* [DATASET EXTRACT]:
________________________________________
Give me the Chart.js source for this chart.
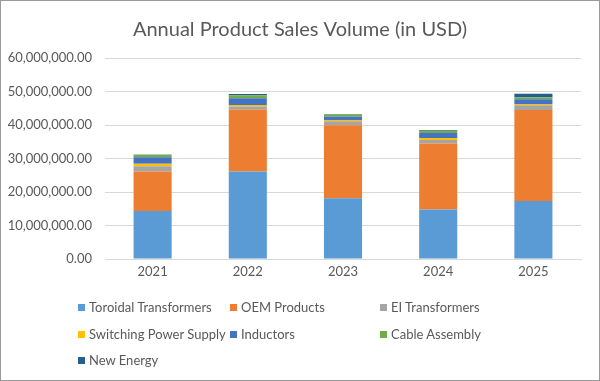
<!DOCTYPE html>
<html>
<head>
<meta charset="utf-8">
<script src="https://cdn.jsdelivr.net/npm/chart.js@4"></script>
<style>
  html, body { margin: 0; padding: 0; background: #fff; }
  #wrap { position: relative; width: 600px; height: 381px; overflow: hidden; background: #fff; }
  #c { position: absolute; left: 0; top: 0; }
  #frame { position: absolute; left: 0; top: 0; width: 600px; height: 381px; box-sizing: border-box; border: 1px solid #9a9a9a; pointer-events: none; }
  #legend { position: absolute; left: 0; top: 0; width: 600px; height: 381px; pointer-events: none;
            font-family: Lato, "Open Sans", sans-serif; font-size: 13px; color: #595959; }
  .li { position: absolute; white-space: nowrap; line-height: 16px; }
  .li i { display: inline-block; width: 7px; height: 7px; margin-right: 4px; vertical-align: 1px; }
</style>
</head>
<body>
<div id="wrap">
  <canvas id="c" width="600" height="381"></canvas>
  <div id="legend"></div>
  <div id="frame"></div>
</div>
<script>
const categories = ["2021", "2022", "2023", "2024", "2025"];
const seriesNames = ["Toroidal Transformers", "OEM Products", "EI Transformers", "Switching Power Supply", "Inductors", "Cable Assembly", "New Energy"];
const toroidalTransformers = [14300000, 26100000, 18100000, 14800000, 17300000];
const oemProducts          = [11800000, 18500000, 21800000, 19700000, 27200000];
const eiTransformers       = [1600000, 900000, 1200000, 1000000, 1400000];
const switchingPowerSupply = [700000, 500000, 400000, 600000, 400000];
const inductors            = [2000000, 2000000, 1000000, 1500000, 1400000];
const cableAssembly        = [700000, 900000, 600000, 700000, 600000];
const newEnergy            = [100000, 350000, 150000, 200000, 1000000];
const yTicks = [0, 10000000, 20000000, 30000000, 40000000, 50000000, 60000000];

const colors = ["#5B9BD5", "#ED7D31", "#A5A5A5", "#FFC000", "#4472C4", "#70AD47", "#255E91"];
const values = [toroidalTransformers, oemProducts, eiTransformers, switchingPowerSupply, inductors, cableAssembly, newEnergy];

const datasets = seriesNames.map((n, i) => ({
  label: n,
  data: values[i],
  backgroundColor: colors[i],
  borderWidth: 0,
  categoryPercentage: 0.4,
  barPercentage: 1.0
}));

const fmt = v => Number(v).toLocaleString('en-US', { minimumFractionDigits: 2, maximumFractionDigits: 2 });

const chart = new Chart(document.getElementById('c'), {
  type: 'bar',
  data: { labels: categories, datasets },
  options: {
    responsive: false,
    animation: false,
    layout: { padding: { left: 0, right: 0, top: 0, bottom: 100 } },
    plugins: {
      legend: { display: false },
      tooltip: { enabled: false },
      title: {
        display: true,
        text: "Annual Product Sales Volume (in USD)",
        color: '#595959',
        font: { family: 'Lato, "Open Sans", sans-serif', size: 20, weight: 'normal' },
        padding: { top: 18, bottom: 16 }
      }
    },
    scales: {
      x: {
        stacked: true,
        grid: { display: false, drawTicks: false },
        border: { display: true, color: '#d9d9d9' },
        ticks: { color: '#595959', font: { family: 'Lato, "Open Sans", sans-serif', size: 13 }, padding: 5 },
        afterFit: s => { s.height = 22; }
      },
      y: {
        stacked: true,
        min: 0, max: 60000000,
        afterBuildTicks: s => { s.ticks = yTicks.map(v => ({ value: v })); },
        grid: { color: '#d9d9d9', drawTicks: false },
        border: { display: false },
        ticks: { color: '#595959', font: { family: 'Lato, "Open Sans", sans-serif', size: 13 }, padding: 13, callback: v => fmt(v) },
        afterFit: s => { s.width = 105; }
      },
      yRight: {
        position: 'right',
        display: true,
        min: 0, max: 60000000,
        grid: { display: false, drawTicks: false },
        border: { display: false },
        ticks: { display: false },
        afterFit: s => { s.width = 19; }
      }
    }
  }
});

// HTML legend built from the chart's datasets
const legendPos = [
  [78, 307], [230, 307], [380, 307],
  [78, 334], [230, 334], [380, 334],
  [78, 360]
];
const lg = document.getElementById('legend');
chart.data.datasets.forEach((ds, i) => {
  const d = document.createElement('div');
  d.className = 'li';
  d.style.left = legendPos[i][0] + 'px';
  d.style.top = (legendPos[i][1] - 8) + 'px';
  d.innerHTML = '<i style="background:' + ds.backgroundColor + '"></i>' + ds.label;
  lg.appendChild(d);
});
</script>
</body>
</html>
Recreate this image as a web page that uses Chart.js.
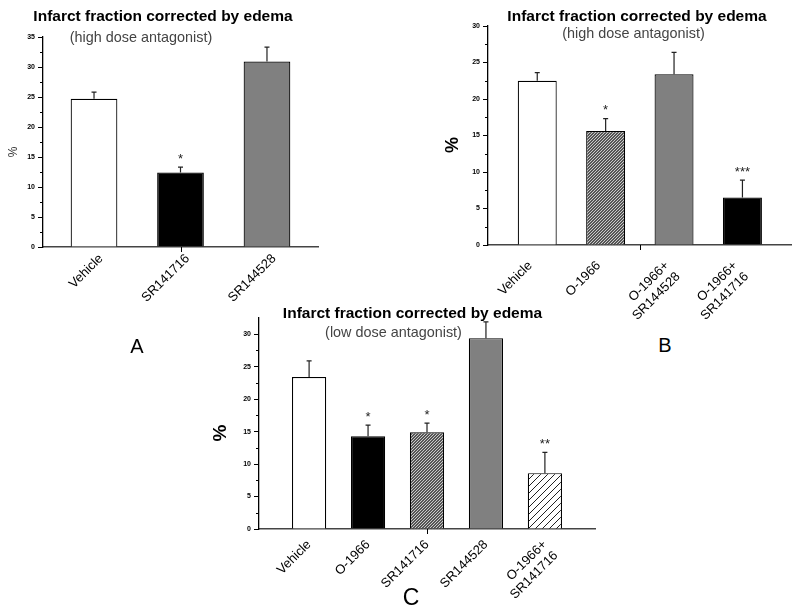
<!DOCTYPE html>
<html>
<head>
<meta charset="utf-8">
<script src="https://cdn.jsdelivr.net/npm/chart.js@4.4.1/dist/chart.umd.min.js"></script>
<style>
  body{margin:0;background:#fff;}
  #wrap{position:relative;width:800px;height:611px;overflow:hidden;font-family:"Liberation Sans",Arial,sans-serif;}
  canvas{position:absolute;}
  .t{position:absolute;white-space:nowrap;transform:translate(-50%,-50%);line-height:1;}
</style>
</head>
<body>
<div id="wrap">
  <canvas id="gA" width="330" height="330" style="left:0;top:0"></canvas>
  <canvas id="gB" width="360" height="330" style="left:440px;top:0"></canvas>
  <canvas id="gC" width="410" height="321" style="left:200px;top:290px"></canvas>
</div>
<script>
// panel A - high dose antagonist
const catsA = ['Vehicle', 'SR141716', 'SR144528'];
const meanA = [24.7, 12.4, 30.9];
const semA = [1.1, 0.9, 2.4];
const starsA = ['', '*', ''];

// panel B - high dose antagonist
const catsB = ['Vehicle', 'O-1966', ['O-1966+', 'SR144528'], ['O-1966+', 'SR141716']];
const meanB = [22.5, 15.6, 23.4, 6.5];
const semB = [1.1, 1.7, 3.0, 2.4];
const starsB = ['', '*', '', '***'];

// panel C - low dose antagonist
const catsC = ['Vehicle', 'O-1966', 'SR141716', 'SR144528', ['O-1966+', 'SR141716']];
const meanC = [23.4, 14.3, 14.9, 29.4, 8.6];
const semC = [2.5, 1.7, 1.4, 2.5, 3.2];
const starsC = ['', '*', '*', '', '**'];

const FONT = '"Liberation Sans", Arial, sans-serif';

function hatch(bg, fg, size, lw){
    let c = document.createElement('canvas');
    c.width = size; c.height = size;
    let x = c.getContext('2d');
    x.fillStyle = bg;
    x.fillRect(0, 0, size, size);
    x.strokeStyle = fg;
    x.lineWidth = lw;
    x.beginPath();
    x.moveTo(0, size); x.lineTo(size, 0);
    x.moveTo(-1, 1); x.lineTo(1, -1);
    x.moveTo(size - 1, size + 1); x.lineTo(size + 1, size - 1);
    x.stroke();
    return x.createPattern(c, 'repeat');
}
const dense = hatch('#555555', '#d8d8d8', 3, 0.9);
const sparse = hatch('#ffffff', '#222222', 7, 1);

const fillA = ['#ffffff', '#000000', '#808080'];
const fillB = ['#ffffff', dense, '#808080', '#000000'];
const fillC = ['#ffffff', '#000000', dense, '#808080', sparse];

function grafico(id, cats, means, sems, stars, fills, cfg){
    let extras = {
        id: 'extras',
        afterDatasetsDraw(chart){
            let c = chart.ctx, ys = chart.scales.y, meta = chart.getDatasetMeta(0);
            c.save();
            c.strokeStyle = '#222';
            c.lineWidth = 1.2;
            meta.data.forEach((bar, i) => {
                let top = ys.getPixelForValue(means[i] + sems[i]);
                c.beginPath();
                c.moveTo(bar.x, bar.y);
                c.lineTo(bar.x, top);
                c.moveTo(bar.x - 2.5, top);
                c.lineTo(bar.x + 2.5, top);
                c.stroke();
                if(stars[i]){
                    c.fillStyle = '#222';
                    c.font = '13px ' + FONT;
                    c.textAlign = 'center';
                    c.textBaseline = 'alphabetic';
                    c.fillText(stars[i], bar.x, top - 4.5);
                }
            });
            c.restore();
        },
        afterDraw(chart){
            let c = chart.ctx, a = chart.chartArea, ys = chart.scales.y;
            c.save();
            c.strokeStyle = '#000';
            c.lineWidth = 1;
            c.beginPath();
            for(let v = 2.5; v < cfg.max; v += 5){
                let y = Math.round(ys.getPixelForValue(v)) + 0.5;
                c.moveTo(a.left - 3, y);
                c.lineTo(a.left, y);
            }
            let mx = Math.round((a.left + a.right) / 2) + 0.5;
            c.moveTo(mx, a.bottom);
            c.lineTo(mx, a.bottom + 5);
            c.stroke();
            c.restore();
        }
    };
    return new Chart(document.getElementById(id), {
        type: 'bar',
        data: {
            datasets: [{
                data: means.map((v, i) => ({x: i, y: v})),
                backgroundColor: fills,
                borderColor: '#000',
                borderWidth: 1.2,
                categoryPercentage: 1,
                barPercentage: cfg.bar
            }]
        },
        options: {
            responsive: false,
            animation: false,
            layout: {padding: cfg.pad},
            plugins: {legend: {display: false}, tooltip: {enabled: false}},
            scales: {
                x: {
                    type: 'linear',
                    offset: false,
                    min: cfg.xmin,
                    max: cfg.xmax,
                    afterBuildTicks: s => { s.ticks = cats.map((c, i) => ({value: i})); },
                    afterFit: s => { s.height = cfg.xh; },
                    grid: {display: false},
                    border: {color: '#444', width: 1.5},
                    ticks: {
                        autoSkip: false,
                        minRotation: 45,
                        maxRotation: 45,
                        padding: cfg.lpad,
                        labelOffset: cfg.loff,
                        color: '#000',
                        font: {family: FONT, size: 13},
                        callback: v => cats[v]
                    }
                },
                y: {
                    min: 0,
                    max: cfg.max,
                    afterFit: s => { s.width = cfg.yw; },
                    grid: {drawOnChartArea: false, tickLength: 5, color: '#000'},
                    border: {color: '#000', width: 1.3},
                    ticks: {
                        stepSize: 5,
                        includeBounds: false,
                        padding: 3,
                        color: '#000',
                        font: {family: FONT, size: 7, weight: 'bold'}
                    }
                }
            }
        },
        plugins: [extras]
    });
}

grafico('gA', catsA, meanA, semA, starsA, fillA,
    {max: 35, xmin: -0.59, xmax: 2.59, bar: 0.54, yw: 43, xh: 83, lpad: -4, loff: 7,
     pad: {left: 0, top: 37, right: 12, bottom: 0}});
grafico('gB', catsB, meanB, semB, starsB, fillB,
    {max: 30, xmin: -0.72, xmax: 3.71, bar: 0.57, yw: 48, xh: 85, lpad: 5, loff: -7,
     pad: {left: 0, top: 26, right: 9, bottom: 0}});
grafico('gC', catsC, meanC, semC, starsC, fillC,
    {max: 32.5, xmin: -0.85, xmax: 4.85, bar: 0.58, yw: 59, xh: 82, lpad: 0, loff: 0,
     pad: {left: 0, top: 28, right: 15, bottom: 0}});

// textos
function texto(t, x, y, css, rot){
    let d = document.createElement('div');
    d.className = 't';
    d.textContent = t;
    d.style.left = x + 'px';
    d.style.top = y + 'px';
    d.style.cssText += css;
    if(rot) d.style.transform = 'translate(-50%,-50%) rotate(-90deg)';
    document.getElementById('wrap').appendChild(d);
}
const tituloCss = 'font-size:15.5px;font-weight:bold;color:#000;';
const subCss = 'font-size:14.4px;color:#444;';
texto('Infarct fraction corrected by edema', 163, 16, tituloCss);
texto('(high dose antagonist)', 141, 37, subCss);
texto('Infarct fraction corrected by edema', 637, 16, tituloCss);
texto('(high dose antagonist)', 633.5, 33, subCss);
texto('Infarct fraction corrected by edema', 412.5, 313, tituloCss);
texto('(low dose antagonist)', 393.5, 332, subCss);
texto('%', 12.5, 152, 'font-size:12px;color:#333;', true);
texto('%', 451.5, 145, 'font-size:18px;font-weight:bold;color:#000;', true);
texto('%', 218.5, 433, 'font-size:19px;font-weight:bold;color:#000;', true);
texto('A', 137, 346, 'font-size:20px;color:#000;');
texto('B', 665, 345, 'font-size:20px;color:#000;');
texto('C', 411, 597, 'font-size:23px;color:#000;');
</script>
</body>
</html>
________________________________________
* [DIRECTIONS]:
Print the entries as they stand, first line through the line holding "40000000, 50000000, 60000000];", with every picture removed.

* [EXERCISE RESPONSE]:
Give me the Chart.js source for this chart.
<!DOCTYPE html>
<html>
<head>
<meta charset="utf-8">
<script src="https://cdn.jsdelivr.net/npm/chart.js@4"></script>
<style>
  html, body { margin: 0; padding: 0; background: #fff; }
  #wrap { position: relative; width: 600px; height: 381px; overflow: hidden; background: #fff; }
  #c { position: absolute; left: 0; top: 0; }
  #frame { position: absolute; left: 0; top: 0; width: 600px; height: 381px; box-sizing: border-box; border: 1px solid #9a9a9a; pointer-events: none; }
  #legend { position: absolute; left: 0; top: 0; width: 600px; height: 381px; pointer-events: none;
            font-family: Lato, "Open Sans", sans-serif; font-size: 13px; color: #595959; }
  .li { position: absolute; white-space: nowrap; line-height: 16px; }
  .li i { display: inline-block; width: 7px; height: 7px; margin-right: 4px; vertical-align: 1px; }
</style>
</head>
<body>
<div id="wrap">
  <canvas id="c" width="600" height="381"></canvas>
  <div id="legend"></div>
  <div id="frame"></div>
</div>
<script>
const categories = ["2021", "2022", "2023", "2024", "2025"];
const seriesNames = ["Toroidal Transformers", "OEM Products", "EI Transformers", "Switching Power Supply", "Inductors", "Cable Assembly", "New Energy"];
const toroidalTransformers = [14300000, 26100000, 18100000, 14800000, 17300000];
const oemProducts          = [11800000, 18500000, 21800000, 19700000, 27200000];
const eiTransformers       = [1600000, 900000, 1200000, 1000000, 1400000];
const switchingPowerSupply = [700000, 500000, 400000, 600000, 400000];
const inductors            = [2000000, 2000000, 1000000, 1500000, 1400000];
const cableAssembly        = [700000, 900000, 600000, 700000, 600000];
const newEnergy            = [100000, 350000, 150000, 200000, 1000000];
const yTicks = [0, 10000000, 20000000, 30000000, 40000000, 50000000, 60000000];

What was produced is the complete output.